INSTRUCTION » Transcribe all of the material exactly. Any picture in it should be left out.

STORED DATA »

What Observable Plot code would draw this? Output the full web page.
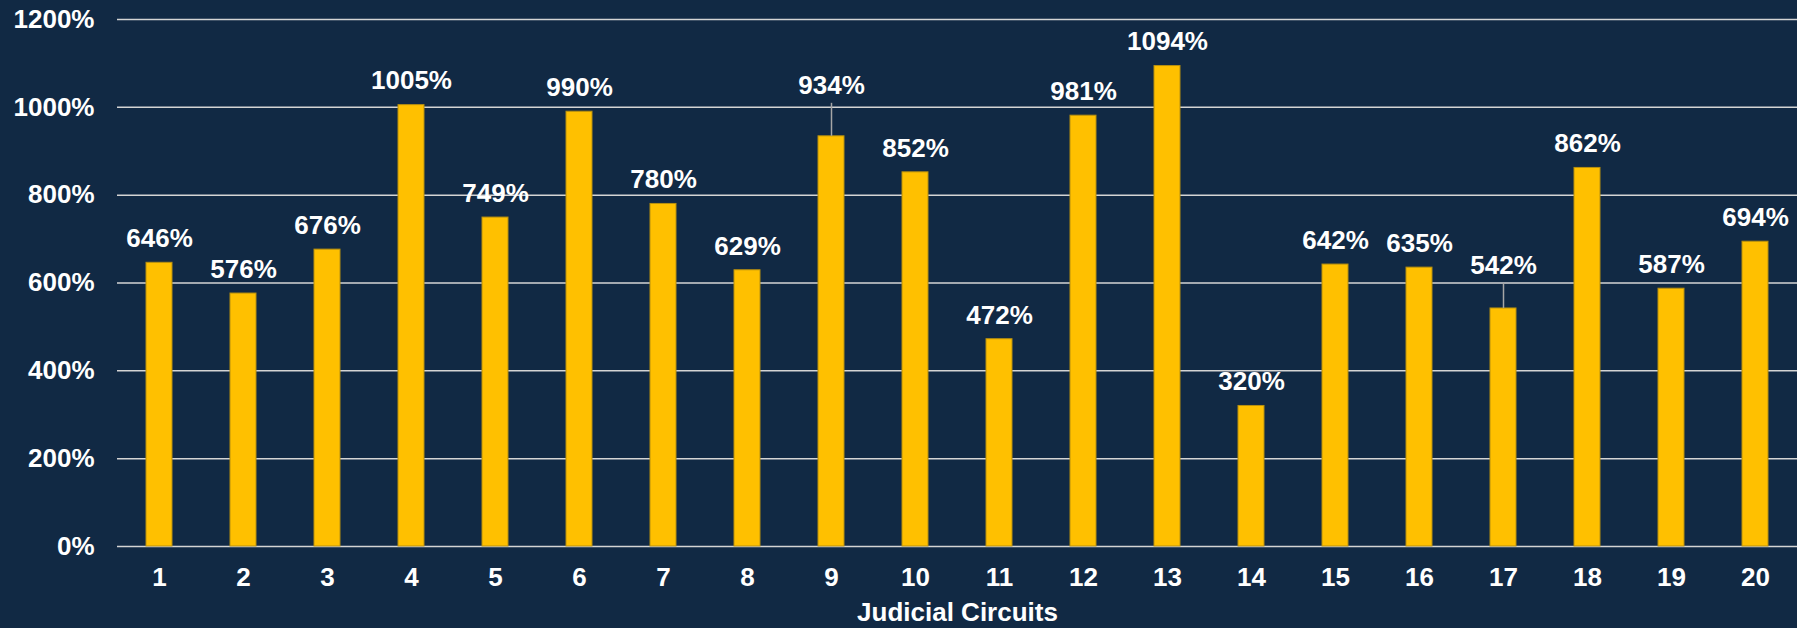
<!DOCTYPE html>
<html>
<head>
<meta charset="utf-8">
<script src="https://cdn.jsdelivr.net/npm/d3@7"></script>
<script src="https://cdn.jsdelivr.net/npm/@observablehq/plot@0.6"></script>
<style>
  html, body { margin: 0; padding: 0; background: #112944; }
  #chart svg { display: block; }
</style>
</head>
<body>
<div id="chart"></div>
<script>
// Percentage growth by judicial circuit
const circuits = [1, 2, 3, 4, 5, 6, 7, 8, 9, 10, 11, 12, 13, 14, 15, 16, 17, 18, 19, 20];
const growth = [646, 576, 676, 1005, 749, 990, 780, 629, 934, 852, 472, 981, 1094, 320, 642, 635, 542, 862, 587, 694];
const yTicks = [0, 200, 400, 600, 800, 1000, 1200];
const axisTitle = "Judicial Circuits";

// Labels lifted clear of a gridline, joined to their bar by a leader line (px lift)
const leaderLift = new Map([[9, 27], [17, 19]]);

const rows = circuits.map((c, i) => ({circuit: c, value: growth[i]}));
const plain = rows.filter(d => !leaderLift.has(d.circuit));
const lifted = rows.filter(d => leaderLift.has(d.circuit));

const BG = "#112944";
const GOLD = "#FFC000";
const FONT = "'Liberation Sans', Arial, Helvetica, sans-serif";
const pct = d => `${d}%`;
const labelGap = 24;

const chart = Plot.plot({
  width: 1797,
  height: 628,
  marginLeft: 117,
  marginRight: 0,
  marginTop: 19,
  marginBottom: 82,
  style: {background: BG, color: "#ffffff", fontFamily: FONT, fontSize: "26px", fontWeight: "bold"},
  x: {type: "band", domain: circuits, paddingInner: 0.69, paddingOuter: 0.345, label: null},
  y: {domain: [0, 1200], label: null},
  marks: [
    Plot.gridY(yTicks, {stroke: "#d4d4d4", strokeOpacity: 1, strokeWidth: 1.5}),
    Plot.barY(rows, {x: "circuit", y: "value", fill: GOLD, stroke: "#b8900f", strokeWidth: 1}),
    ...lifted.map(d => Plot.ruleX([d], {
      x: "circuit", y1: "value", y2: "value",
      insetBottom: leaderLift.get(d.circuit) + 6,
      stroke: "#a6a6a6", strokeWidth: 1.5
    })),
    Plot.text(plain, {
      x: "circuit", y: "value", text: d => pct(d.value),
      lineAnchor: "middle", dy: -labelGap, fill: "#ffffff", fontSize: 26, fontWeight: "bold"
    }),
    ...lifted.map(d => Plot.text([d], {
      x: "circuit", y: "value", text: v => pct(v.value),
      lineAnchor: "middle", dy: -labelGap - leaderLift.get(d.circuit), fill: "#ffffff", fontSize: 26, fontWeight: "bold"
    })),
    Plot.axisY(yTicks, {tickSize: 0, tickPadding: 23, tickFormat: pct, label: null, fill: "#ffffff", fontSize: 26, fontWeight: "bold"}),
    Plot.axisX({tickSize: 0, tickPadding: 21, label: null, fill: "#ffffff", fontSize: 26, fontWeight: "bold"}),
    Plot.text([axisTitle], {frameAnchor: "bottom", dy: 66, lineAnchor: "middle", fill: "#ffffff", fontSize: 26, fontWeight: "bold"})
  ]
});

document.getElementById("chart").appendChild(chart);
</script>
</body>
</html>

SOLUTION TO THIS EXERCISE »
What Observable Plot code would draw this? Output the full web page.
<!DOCTYPE html>
<html>
<head>
<meta charset="utf-8">
<script src="https://cdn.jsdelivr.net/npm/d3@7"></script>
<script src="https://cdn.jsdelivr.net/npm/@observablehq/plot@0.6"></script>
<style>
  html, body { margin: 0; padding: 0; background: #112944; }
  #chart svg { display: block; }
</style>
</head>
<body>
<div id="chart"></div>
<script>
// Percentage growth by judicial circuit
const circuits = [1, 2, 3, 4, 5, 6, 7, 8, 9, 10, 11, 12, 13, 14, 15, 16, 17, 18, 19, 20];
const growth = [646, 576, 676, 1005, 749, 990, 780, 629, 934, 852, 472, 981, 1094, 320, 642, 635, 542, 862, 587, 694];
const yTicks = [0, 200, 400, 600, 800, 1000, 1200];
const axisTitle = "Judicial Circuits";

// Labels lifted clear of a gridline, joined to their bar by a leader line (px lift)
const leaderLift = new Map([[9, 27], [17, 19]]);

const rows = circuits.map((c, i) => ({circuit: c, value: growth[i]}));
const plain = rows.filter(d => !leaderLift.has(d.circuit));
const lifted = rows.filter(d => leaderLift.has(d.circuit));

const BG = "#112944";
const GOLD = "#FFC000";
const FONT = "'Liberation Sans', Arial, Helvetica, sans-serif";
const pct = d => `${d}%`;
const labelGap = 24;

const chart = Plot.plot({
  width: 1797,
  height: 628,
  marginLeft: 117,
  marginRight: 0,
  marginTop: 19,
  marginBottom: 82,
  style: {background: BG, color: "#ffffff", fontFamily: FONT, fontSize: "26px", fontWeight: "bold"},
  x: {type: "band", domain: circuits, paddingInner: 0.69, paddingOuter: 0.345, label: null},
  y: {domain: [0, 1200], label: null},
  marks: [
    Plot.gridY(yTicks, {stroke: "#d4d4d4", strokeOpacity: 1, strokeWidth: 1.5}),
    Plot.barY(rows, {x: "circuit", y: "value", fill: GOLD, stroke: "#b8900f", strokeWidth: 1}),
    ...lifted.map(d => Plot.ruleX([d], {
      x: "circuit", y1: "value", y2: "value",
      insetBottom: leaderLift.get(d.circuit) + 6,
      stroke: "#a6a6a6", strokeWidth: 1.5
    })),
    Plot.text(plain, {
      x: "circuit", y: "value", text: d => pct(d.value),
      lineAnchor: "middle", dy: -labelGap, fill: "#ffffff", fontSize: 26, fontWeight: "bold"
    }),
    ...lifted.map(d => Plot.text([d], {
      x: "circuit", y: "value", text: v => pct(v.value),
      lineAnchor: "middle", dy: -labelGap - leaderLift.get(d.circuit), fill: "#ffffff", fontSize: 26, fontWeight: "bold"
    })),
    Plot.axisY(yTicks, {tickSize: 0, tickPadding: 23, tickFormat: pct, label: null, fill: "#ffffff", fontSize: 26, fontWeight: "bold"}),
    Plot.axisX({tickSize: 0, tickPadding: 21, label: null, fill: "#ffffff", fontSize: 26, fontWeight: "bold"}),
    Plot.text([axisTitle], {frameAnchor: "bottom", dy: 66, lineAnchor: "middle", fill: "#ffffff", fontSize: 26, fontWeight: "bold"})
  ]
});

document.getElementById("chart").appendChild(chart);
</script>
</body>
</html>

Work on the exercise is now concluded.